After declaring 'prev' and 'cur', replace dp[ind-1] to prev and dp[ind] with cur in the tabulation code. Following the same logic of tabulation, we will calculate cur[ind] in each iteration and after the inner loop executes, we will set prev = cur, so that the cur row can serve as prev for the next index.
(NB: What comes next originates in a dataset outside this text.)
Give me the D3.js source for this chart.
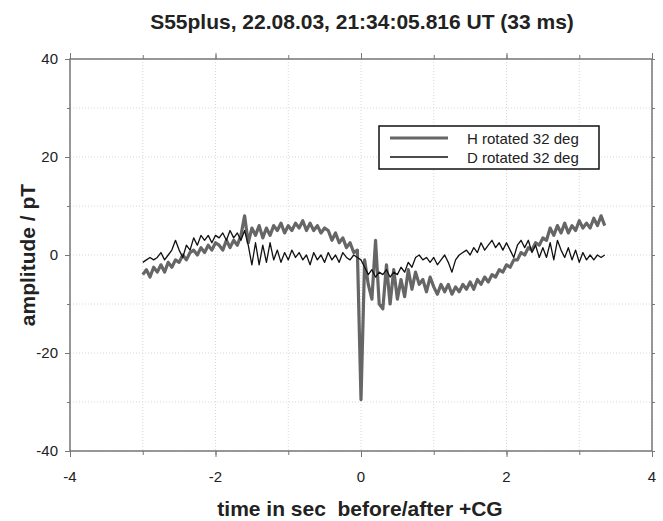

After end of the execution, return prev[n] (n is the length of the string), as our answer, as it will hold the cumulative result of the overall calculation.
Code:
#include <bits/stdc++.h>
using namespace std;
class Solution{
private:
/* Function to calculate the length
of the Longest Common Subsequence*/
int lcs(string s1, string s2) {
int n = s1.size();
int m = s2.size();
/* Create two arrays to store the
previous and current rows of DP values*/
vector<int> prev(m + 1, 0), cur(m + 1, 0);
/* Base Case is covered as we have
initialized the prev and cur to 0.*/
for (int ind1 = 1; ind1 <= n; ind1++) {
for (int ind2 = 1; ind2 <= m; ind2++) {
if (s1[ind1 - 1] == s2[ind2 - 1])
cur[ind2] = 1 + prev[ind2 - 1];
else
cur[ind2] = max(prev[ind2], cur[ind2 - 1]);
}
// Update the prev array with current values
prev = cur;
}
// The value at prev[m] contains length of LCS
return prev[m];
}
/* Function to calculate the length of
the Longest Palindromic Subsequence*/
int longestPalindromeSubsequence(string s) {
string t = s;
reverse(s.begin(), s.end());
return lcs(s, t);
}
public:
/* Function to calculate the minimum insertions
required to make a string palindrome*/
int minInsertion(string s) {
int n = s.size();
int k = longestPalindromeSubsequence(s);
/* The minimum insertions required is the
difference between the string length and
its longest palindromic subsequence length*/
return n - k;
}
};
int main() {
string s = "abcaa";
//Create an instance of Solution class
Solution sol;
// Call minInsertion function and print the result
cout << "The Minimum insertions required to make string palindrome: " << sol.minInsertion(s);
return 0;
}
Complexity Analysis:
- Time Complexity:
O(N*N), Where N is the length of the given string. As two nested loops are used to solve the problem. - Space Complexity:
O(N), We are using an external array of size ‘N+1’ to store only two rows.